Les descendants des soldats français débarqués le 6 juin 1944 rejettent eux aussi le choix de Colombelles, mais pour une autre raison. Dans leur tribune, les descendants expliquaient avoir dénoncé "l'idée même d'installer ce projet à proximité des plages du Débarquement".

La localité de Colombelles est pourtant située "à quelques petits kilomètres de Ouistreham (Sword Beach) où ont débarqué les 177 hommes des commandos, à un jet de pierre de Pegasus Bridge". Ils y voient "un véritable outrage à la mémoire et au sacrifice de (leurs) pères et de tous les combattants qui ont permis la réussite du Débarquement en Normandie".

Quelles conséquences pour les musées?

En dépit de cette vive opposition, le projet poursuit son chemin. Et s'il aboutit, Stéphane Simonnet, ancien directeur du musée d’Utah Beach et ex-directeur scientifique du mémorial de Caen, affirme qu'il apportera un contenu "complémentaire à toute l'offre actuelle proposée aux visiteurs" venant en Normandie.

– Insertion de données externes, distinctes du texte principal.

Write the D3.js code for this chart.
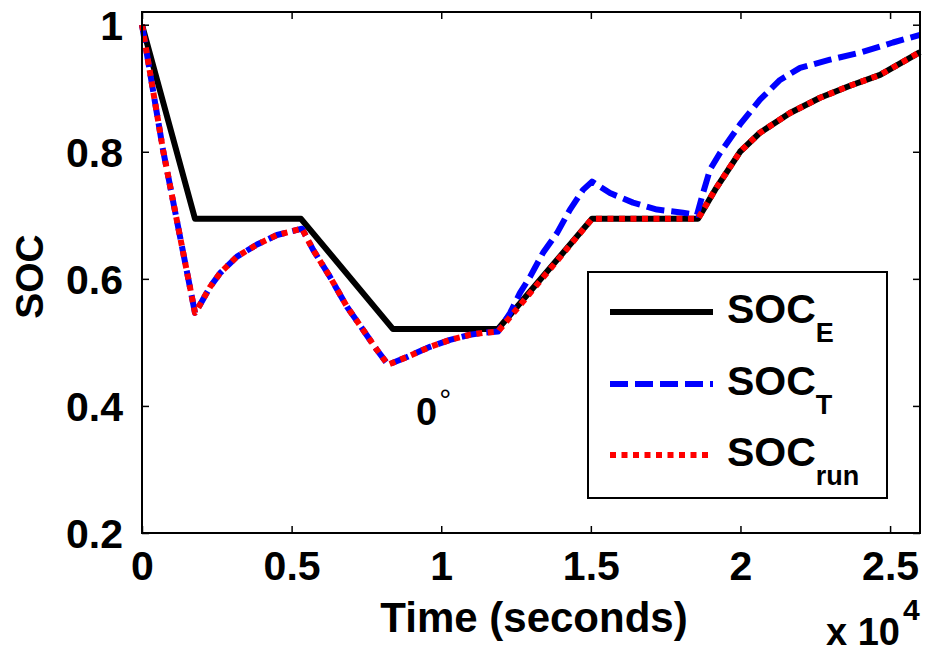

Une estimation qui n'est pas partagée par Bertrand Legendre, le professeur et membre de l'Association pour la dignité du tourisme mémoriel à Caen la mer.

"Ce qui est fort à craindre, c'est que ce projet qui est très orienté vers les tours opérateurs, capte en fait ou détourne une partie de la clientèle des autres musées", anticipe-t-il.

Et notamment celle du Mémorial de Caen, qui a prévu pour le 80e anniversaire du Débarquement une programmation spécifique tout au long de l'année 2024, avec des conférences, des projections et des expositions.